=== Instructions for the task ===
Retype the data that follows line by line, exactly, and leave its pictures out.

-=-=-

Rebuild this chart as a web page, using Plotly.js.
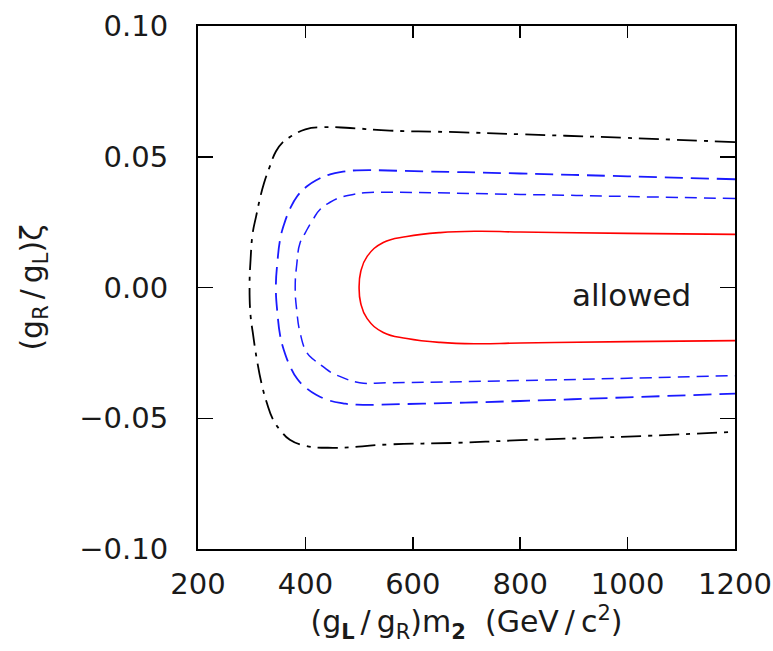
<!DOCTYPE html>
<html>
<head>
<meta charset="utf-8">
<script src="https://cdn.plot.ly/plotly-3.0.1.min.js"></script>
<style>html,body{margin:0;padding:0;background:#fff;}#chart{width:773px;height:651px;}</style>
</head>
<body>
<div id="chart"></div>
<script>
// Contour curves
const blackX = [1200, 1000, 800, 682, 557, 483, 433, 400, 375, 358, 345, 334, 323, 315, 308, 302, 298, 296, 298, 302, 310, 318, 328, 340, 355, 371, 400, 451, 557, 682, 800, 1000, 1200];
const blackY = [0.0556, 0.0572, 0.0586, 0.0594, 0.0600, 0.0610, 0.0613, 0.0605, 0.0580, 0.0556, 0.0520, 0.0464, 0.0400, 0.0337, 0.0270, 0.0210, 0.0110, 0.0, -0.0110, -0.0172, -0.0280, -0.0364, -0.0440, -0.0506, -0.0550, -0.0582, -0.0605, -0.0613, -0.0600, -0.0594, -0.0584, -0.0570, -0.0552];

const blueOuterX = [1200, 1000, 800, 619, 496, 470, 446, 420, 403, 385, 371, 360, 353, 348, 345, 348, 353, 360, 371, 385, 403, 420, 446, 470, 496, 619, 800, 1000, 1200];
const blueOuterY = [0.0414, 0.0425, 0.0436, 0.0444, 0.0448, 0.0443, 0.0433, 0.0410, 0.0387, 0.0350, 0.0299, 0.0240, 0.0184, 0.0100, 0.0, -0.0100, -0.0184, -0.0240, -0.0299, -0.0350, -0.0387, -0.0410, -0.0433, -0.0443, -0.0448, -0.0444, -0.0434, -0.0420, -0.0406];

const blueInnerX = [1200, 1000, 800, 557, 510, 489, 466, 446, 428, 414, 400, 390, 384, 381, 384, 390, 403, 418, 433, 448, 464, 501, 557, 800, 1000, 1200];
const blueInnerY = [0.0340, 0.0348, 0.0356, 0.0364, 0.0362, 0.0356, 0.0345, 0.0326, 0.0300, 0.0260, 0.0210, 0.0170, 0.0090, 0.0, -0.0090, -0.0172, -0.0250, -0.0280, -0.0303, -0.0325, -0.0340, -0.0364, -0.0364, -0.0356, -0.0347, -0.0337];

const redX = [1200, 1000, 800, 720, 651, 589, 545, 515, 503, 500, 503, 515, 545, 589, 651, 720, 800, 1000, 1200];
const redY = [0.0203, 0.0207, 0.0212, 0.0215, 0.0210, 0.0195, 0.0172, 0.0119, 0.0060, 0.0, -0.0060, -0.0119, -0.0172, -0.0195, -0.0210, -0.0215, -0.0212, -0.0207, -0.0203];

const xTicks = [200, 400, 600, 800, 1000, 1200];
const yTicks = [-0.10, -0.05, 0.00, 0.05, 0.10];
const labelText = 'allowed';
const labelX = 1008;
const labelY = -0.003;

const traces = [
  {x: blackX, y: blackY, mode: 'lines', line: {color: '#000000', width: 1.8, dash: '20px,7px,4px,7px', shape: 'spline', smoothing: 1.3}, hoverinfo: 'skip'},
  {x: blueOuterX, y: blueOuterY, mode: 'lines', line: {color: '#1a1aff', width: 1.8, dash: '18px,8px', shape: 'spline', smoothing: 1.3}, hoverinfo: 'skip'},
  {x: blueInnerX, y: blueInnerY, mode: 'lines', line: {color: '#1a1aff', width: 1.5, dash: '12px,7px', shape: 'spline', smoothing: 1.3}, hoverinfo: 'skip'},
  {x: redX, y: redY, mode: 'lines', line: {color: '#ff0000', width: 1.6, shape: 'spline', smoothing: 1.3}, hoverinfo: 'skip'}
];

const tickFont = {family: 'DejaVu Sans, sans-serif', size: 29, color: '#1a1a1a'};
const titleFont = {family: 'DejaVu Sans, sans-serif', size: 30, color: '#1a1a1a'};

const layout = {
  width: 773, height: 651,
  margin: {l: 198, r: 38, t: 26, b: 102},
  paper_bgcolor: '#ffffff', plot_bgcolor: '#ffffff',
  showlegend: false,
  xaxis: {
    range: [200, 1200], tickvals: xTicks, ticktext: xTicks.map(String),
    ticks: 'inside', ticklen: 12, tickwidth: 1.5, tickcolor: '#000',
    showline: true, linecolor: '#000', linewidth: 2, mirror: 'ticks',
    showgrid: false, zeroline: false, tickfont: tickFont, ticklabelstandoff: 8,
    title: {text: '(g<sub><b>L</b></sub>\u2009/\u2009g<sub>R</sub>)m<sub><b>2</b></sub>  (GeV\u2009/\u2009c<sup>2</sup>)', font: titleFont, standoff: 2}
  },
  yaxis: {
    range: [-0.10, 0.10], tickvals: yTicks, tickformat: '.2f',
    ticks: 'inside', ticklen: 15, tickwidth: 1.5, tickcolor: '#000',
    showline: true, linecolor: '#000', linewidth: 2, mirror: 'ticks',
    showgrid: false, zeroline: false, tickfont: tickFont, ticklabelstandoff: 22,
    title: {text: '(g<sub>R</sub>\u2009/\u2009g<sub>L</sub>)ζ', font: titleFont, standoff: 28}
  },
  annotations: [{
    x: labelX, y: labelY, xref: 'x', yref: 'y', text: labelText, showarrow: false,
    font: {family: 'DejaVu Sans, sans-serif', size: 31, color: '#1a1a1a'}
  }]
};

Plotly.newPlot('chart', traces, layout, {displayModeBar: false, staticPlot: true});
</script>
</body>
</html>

-=-=-

=== Answer to the task ===
Rebuild this chart as a web page, using Plotly.js.
<!DOCTYPE html>
<html>
<head>
<meta charset="utf-8">
<script src="https://cdn.plot.ly/plotly-3.0.1.min.js"></script>
<style>html,body{margin:0;padding:0;background:#fff;}#chart{width:773px;height:651px;}</style>
</head>
<body>
<div id="chart"></div>
<script>
// Contour curves
const blackX = [1200, 1000, 800, 682, 557, 483, 433, 400, 375, 358, 345, 334, 323, 315, 308, 302, 298, 296, 298, 302, 310, 318, 328, 340, 355, 371, 400, 451, 557, 682, 800, 1000, 1200];
const blackY = [0.0556, 0.0572, 0.0586, 0.0594, 0.0600, 0.0610, 0.0613, 0.0605, 0.0580, 0.0556, 0.0520, 0.0464, 0.0400, 0.0337, 0.0270, 0.0210, 0.0110, 0.0, -0.0110, -0.0172, -0.0280, -0.0364, -0.0440, -0.0506, -0.0550, -0.0582, -0.0605, -0.0613, -0.0600, -0.0594, -0.0584, -0.0570, -0.0552];

const blueOuterX = [1200, 1000, 800, 619, 496, 470, 446, 420, 403, 385, 371, 360, 353, 348, 345, 348, 353, 360, 371, 385, 403, 420, 446, 470, 496, 619, 800, 1000, 1200];
const blueOuterY = [0.0414, 0.0425, 0.0436, 0.0444, 0.0448, 0.0443, 0.0433, 0.0410, 0.0387, 0.0350, 0.0299, 0.0240, 0.0184, 0.0100, 0.0, -0.0100, -0.0184, -0.0240, -0.0299, -0.0350, -0.0387, -0.0410, -0.0433, -0.0443, -0.0448, -0.0444, -0.0434, -0.0420, -0.0406];

const blueInnerX = [1200, 1000, 800, 557, 510, 489, 466, 446, 428, 414, 400, 390, 384, 381, 384, 390, 403, 418, 433, 448, 464, 501, 557, 800, 1000, 1200];
const blueInnerY = [0.0340, 0.0348, 0.0356, 0.0364, 0.0362, 0.0356, 0.0345, 0.0326, 0.0300, 0.0260, 0.0210, 0.0170, 0.0090, 0.0, -0.0090, -0.0172, -0.0250, -0.0280, -0.0303, -0.0325, -0.0340, -0.0364, -0.0364, -0.0356, -0.0347, -0.0337];

const redX = [1200, 1000, 800, 720, 651, 589, 545, 515, 503, 500, 503, 515, 545, 589, 651, 720, 800, 1000, 1200];
const redY = [0.0203, 0.0207, 0.0212, 0.0215, 0.0210, 0.0195, 0.0172, 0.0119, 0.0060, 0.0, -0.0060, -0.0119, -0.0172, -0.0195, -0.0210, -0.0215, -0.0212, -0.0207, -0.0203];

const xTicks = [200, 400, 600, 800, 1000, 1200];
const yTicks = [-0.10, -0.05, 0.00, 0.05, 0.10];
const labelText = 'allowed';
const labelX = 1008;
const labelY = -0.003;

const traces = [
  {x: blackX, y: blackY, mode: 'lines', line: {color: '#000000', width: 1.8, dash: '20px,7px,4px,7px', shape: 'spline', smoothing: 1.3}, hoverinfo: 'skip'},
  {x: blueOuterX, y: blueOuterY, mode: 'lines', line: {color: '#1a1aff', width: 1.8, dash: '18px,8px', shape: 'spline', smoothing: 1.3}, hoverinfo: 'skip'},
  {x: blueInnerX, y: blueInnerY, mode: 'lines', line: {color: '#1a1aff', width: 1.5, dash: '12px,7px', shape: 'spline', smoothing: 1.3}, hoverinfo: 'skip'},
  {x: redX, y: redY, mode: 'lines', line: {color: '#ff0000', width: 1.6, shape: 'spline', smoothing: 1.3}, hoverinfo: 'skip'}
];

const tickFont = {family: 'DejaVu Sans, sans-serif', size: 29, color: '#1a1a1a'};
const titleFont = {family: 'DejaVu Sans, sans-serif', size: 30, color: '#1a1a1a'};

const layout = {
  width: 773, height: 651,
  margin: {l: 198, r: 38, t: 26, b: 102},
  paper_bgcolor: '#ffffff', plot_bgcolor: '#ffffff',
  showlegend: false,
  xaxis: {
    range: [200, 1200], tickvals: xTicks, ticktext: xTicks.map(String),
    ticks: 'inside', ticklen: 12, tickwidth: 1.5, tickcolor: '#000',
    showline: true, linecolor: '#000', linewidth: 2, mirror: 'ticks',
    showgrid: false, zeroline: false, tickfont: tickFont, ticklabelstandoff: 8,
    title: {text: '(g<sub><b>L</b></sub>\u2009/\u2009g<sub>R</sub>)m<sub><b>2</b></sub>  (GeV\u2009/\u2009c<sup>2</sup>)', font: titleFont, standoff: 2}
  },
  yaxis: {
    range: [-0.10, 0.10], tickvals: yTicks, tickformat: '.2f',
    ticks: 'inside', ticklen: 15, tickwidth: 1.5, tickcolor: '#000',
    showline: true, linecolor: '#000', linewidth: 2, mirror: 'ticks',
    showgrid: false, zeroline: false, tickfont: tickFont, ticklabelstandoff: 22,
    title: {text: '(g<sub>R</sub>\u2009/\u2009g<sub>L</sub>)ζ', font: titleFont, standoff: 28}
  },
  annotations: [{
    x: labelX, y: labelY, xref: 'x', yref: 'y', text: labelText, showarrow: false,
    font: {family: 'DejaVu Sans, sans-serif', size: 31, color: '#1a1a1a'}
  }]
};

Plotly.newPlot('chart', traces, layout, {displayModeBar: false, staticPlot: true});
</script>
</body>
</html>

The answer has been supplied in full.